◆ Exercise instructions: Produce an exact transcription of the listing below, omitting the pictures.

◆ Data segment:
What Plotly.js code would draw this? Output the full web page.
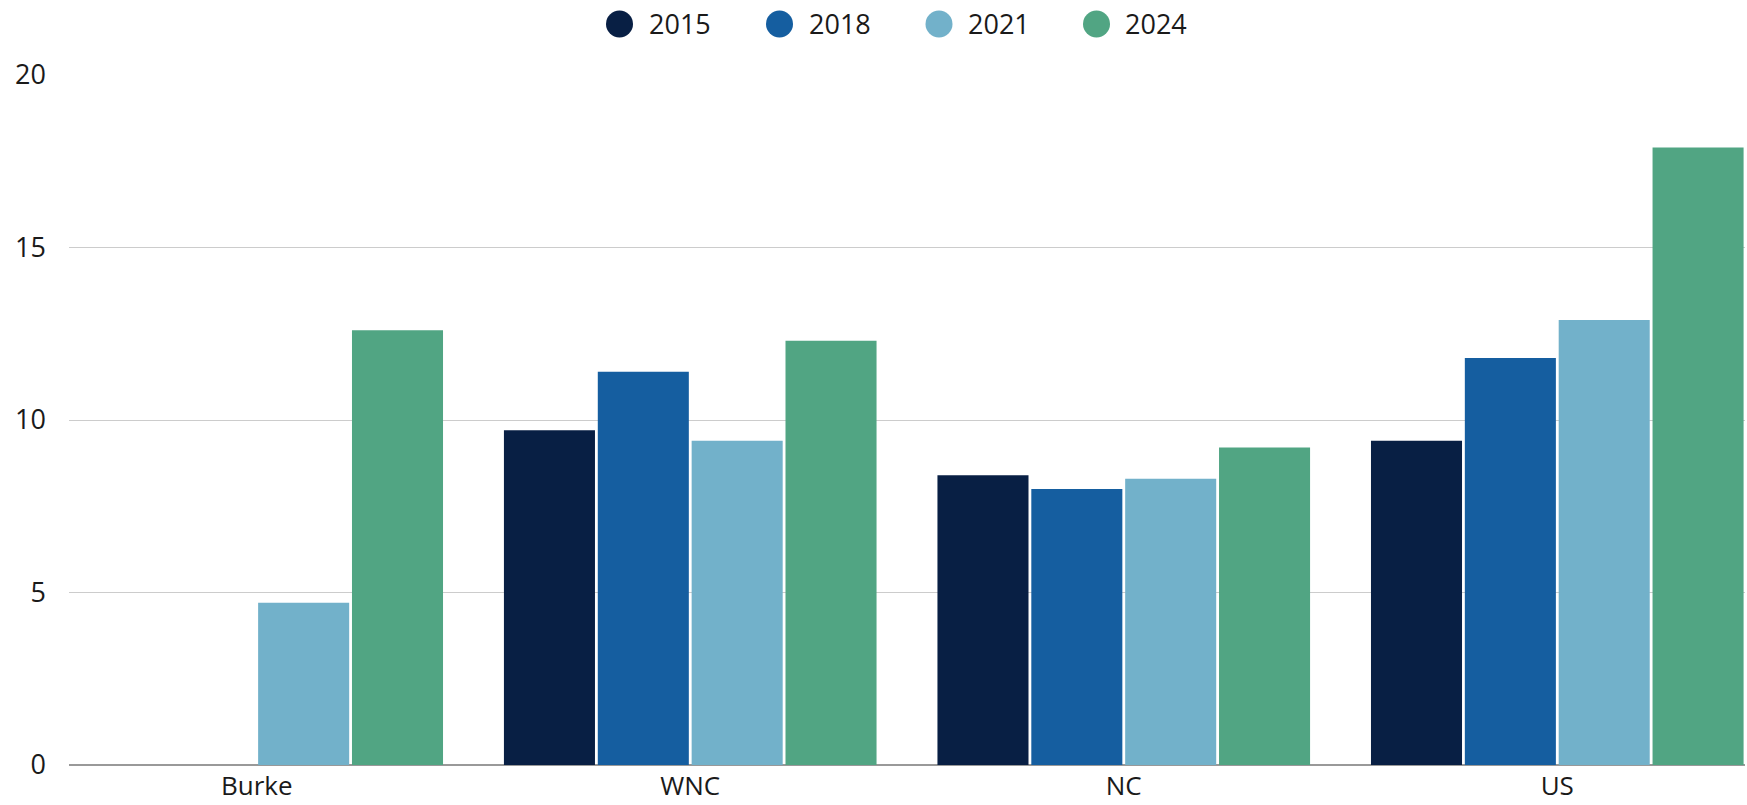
<!DOCTYPE html>
<html>
<head>
<meta charset="utf-8">
<script src="https://cdn.plot.ly/plotly-3.0.1.min.js"></script>
<style>html,body{margin:0;padding:0;background:#fff;}#chart{width:1747px;height:805px;}</style>
</head>
<body>
<div id="chart"></div>
<script>
const categories = ["Burke", "WNC", "NC", "US"];
const seriesNames = ["2015", "2018", "2021", "2024"];
const v2015 = [null, 9.7, 8.4, 9.4];
const v2018 = [null, 11.4, 8.0, 11.8];
const v2021 = [4.7, 9.4, 8.3, 12.9];
const v2024 = [12.6, 12.3, 9.2, 17.9];
const colors = ["#081F44", "#155EA0", "#72B1CA", "#51A583"];
const yTicks = [0, 5, 10, 15, 20];

const allValues = [v2015, v2018, v2021, v2024];
const FONT = "'Open Sans', 'Noto Sans', sans-serif";
const TEXT_COLOR = "#1a1a1a";

const W = 1747, H = 805;
const M = {l: 69, r: 2, t: 75, b: 40};
const PW = W - M.l - M.r, PH = H - M.t - M.b;
const px2x = p => (p - M.l) / PW;
const py2y = p => (H - M.b - p) / PH;

const traces = allValues.map((vals, i) => ({
  type: "bar",
  name: seriesNames[i],
  x: categories,
  y: vals,
  marker: {color: colors[i]},
  showlegend: false,
  hoverinfo: "x+y+name"
}));

// Custom legend (circle swatches + labels) positioned in pixels
const legendCircleX = [619.5, 779.5, 939, 1096.5];
const legendTextX = [649, 809, 968, 1125];
const legendCY = 24;
const R = 13.5;
const shapes = seriesNames.map((n, i) => ({
  type: "circle",
  xref: "paper", yref: "paper",
  x0: px2x(legendCircleX[i] - R), x1: px2x(legendCircleX[i] + R),
  y0: py2y(legendCY + R), y1: py2y(legendCY - R),
  fillcolor: colors[i],
  line: {width: 0}
}));
const annotations = seriesNames.map((n, i) => ({
  text: n,
  xref: "paper", yref: "paper",
  x: px2x(legendTextX[i] - 2), y: py2y(legendCY - 1),
  xanchor: "left", yanchor: "middle",
  showarrow: false,
  font: {family: FONT, size: 27, color: TEXT_COLOR}
}));

const layout = {
  width: W,
  height: H,
  margin: {l: M.l, r: M.r, t: M.t, b: M.b, pad: 0},
  paper_bgcolor: "#ffffff",
  plot_bgcolor: "#ffffff",
  font: {family: FONT, size: 26, color: TEXT_COLOR},
  barmode: "group",
  bargap: 0.134,
  bargroupgap: 0.03,
  showlegend: false,
  shapes: shapes,
  annotations: annotations,
  xaxis: {
    type: "category",
    categoryorder: "array",
    categoryarray: categories,
    range: [-0.433, 3.433],
    showgrid: false,
    showline: false,
    zeroline: false,
    ticks: "",
    tickfont: {family: FONT, size: 26, color: TEXT_COLOR},
    ticklabelstandoff: 3,
    fixedrange: true
  },
  yaxis: {
    range: [0, 20],
    tickvals: yTicks,
    ticktext: yTicks.map(String),
    showgrid: true,
    gridcolor: "#cccccc",
    gridwidth: 1,
    zeroline: true,
    zerolinecolor: "#999999",
    zerolinewidth: 1.5,
    showline: false,
    ticks: "",
    tickfont: {family: FONT, size: 27, color: TEXT_COLOR},
    ticklabelstandoff: 22,
    fixedrange: true
  }
};

Plotly.newPlot("chart", traces, layout, {displayModeBar: false, staticPlot: true});
</script>
</body>
</html>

◆ Solution below:
What Plotly.js code would draw this? Output the full web page.
<!DOCTYPE html>
<html>
<head>
<meta charset="utf-8">
<script src="https://cdn.plot.ly/plotly-3.0.1.min.js"></script>
<style>html,body{margin:0;padding:0;background:#fff;}#chart{width:1747px;height:805px;}</style>
</head>
<body>
<div id="chart"></div>
<script>
const categories = ["Burke", "WNC", "NC", "US"];
const seriesNames = ["2015", "2018", "2021", "2024"];
const v2015 = [null, 9.7, 8.4, 9.4];
const v2018 = [null, 11.4, 8.0, 11.8];
const v2021 = [4.7, 9.4, 8.3, 12.9];
const v2024 = [12.6, 12.3, 9.2, 17.9];
const colors = ["#081F44", "#155EA0", "#72B1CA", "#51A583"];
const yTicks = [0, 5, 10, 15, 20];

const allValues = [v2015, v2018, v2021, v2024];
const FONT = "'Open Sans', 'Noto Sans', sans-serif";
const TEXT_COLOR = "#1a1a1a";

const W = 1747, H = 805;
const M = {l: 69, r: 2, t: 75, b: 40};
const PW = W - M.l - M.r, PH = H - M.t - M.b;
const px2x = p => (p - M.l) / PW;
const py2y = p => (H - M.b - p) / PH;

const traces = allValues.map((vals, i) => ({
  type: "bar",
  name: seriesNames[i],
  x: categories,
  y: vals,
  marker: {color: colors[i]},
  showlegend: false,
  hoverinfo: "x+y+name"
}));

// Custom legend (circle swatches + labels) positioned in pixels
const legendCircleX = [619.5, 779.5, 939, 1096.5];
const legendTextX = [649, 809, 968, 1125];
const legendCY = 24;
const R = 13.5;
const shapes = seriesNames.map((n, i) => ({
  type: "circle",
  xref: "paper", yref: "paper",
  x0: px2x(legendCircleX[i] - R), x1: px2x(legendCircleX[i] + R),
  y0: py2y(legendCY + R), y1: py2y(legendCY - R),
  fillcolor: colors[i],
  line: {width: 0}
}));
const annotations = seriesNames.map((n, i) => ({
  text: n,
  xref: "paper", yref: "paper",
  x: px2x(legendTextX[i] - 2), y: py2y(legendCY - 1),
  xanchor: "left", yanchor: "middle",
  showarrow: false,
  font: {family: FONT, size: 27, color: TEXT_COLOR}
}));

const layout = {
  width: W,
  height: H,
  margin: {l: M.l, r: M.r, t: M.t, b: M.b, pad: 0},
  paper_bgcolor: "#ffffff",
  plot_bgcolor: "#ffffff",
  font: {family: FONT, size: 26, color: TEXT_COLOR},
  barmode: "group",
  bargap: 0.134,
  bargroupgap: 0.03,
  showlegend: false,
  shapes: shapes,
  annotations: annotations,
  xaxis: {
    type: "category",
    categoryorder: "array",
    categoryarray: categories,
    range: [-0.433, 3.433],
    showgrid: false,
    showline: false,
    zeroline: false,
    ticks: "",
    tickfont: {family: FONT, size: 26, color: TEXT_COLOR},
    ticklabelstandoff: 3,
    fixedrange: true
  },
  yaxis: {
    range: [0, 20],
    tickvals: yTicks,
    ticktext: yTicks.map(String),
    showgrid: true,
    gridcolor: "#cccccc",
    gridwidth: 1,
    zeroline: true,
    zerolinecolor: "#999999",
    zerolinewidth: 1.5,
    showline: false,
    ticks: "",
    tickfont: {family: FONT, size: 27, color: TEXT_COLOR},
    ticklabelstandoff: 22,
    fixedrange: true
  }
};

Plotly.newPlot("chart", traces, layout, {displayModeBar: false, staticPlot: true});
</script>
</body>
</html>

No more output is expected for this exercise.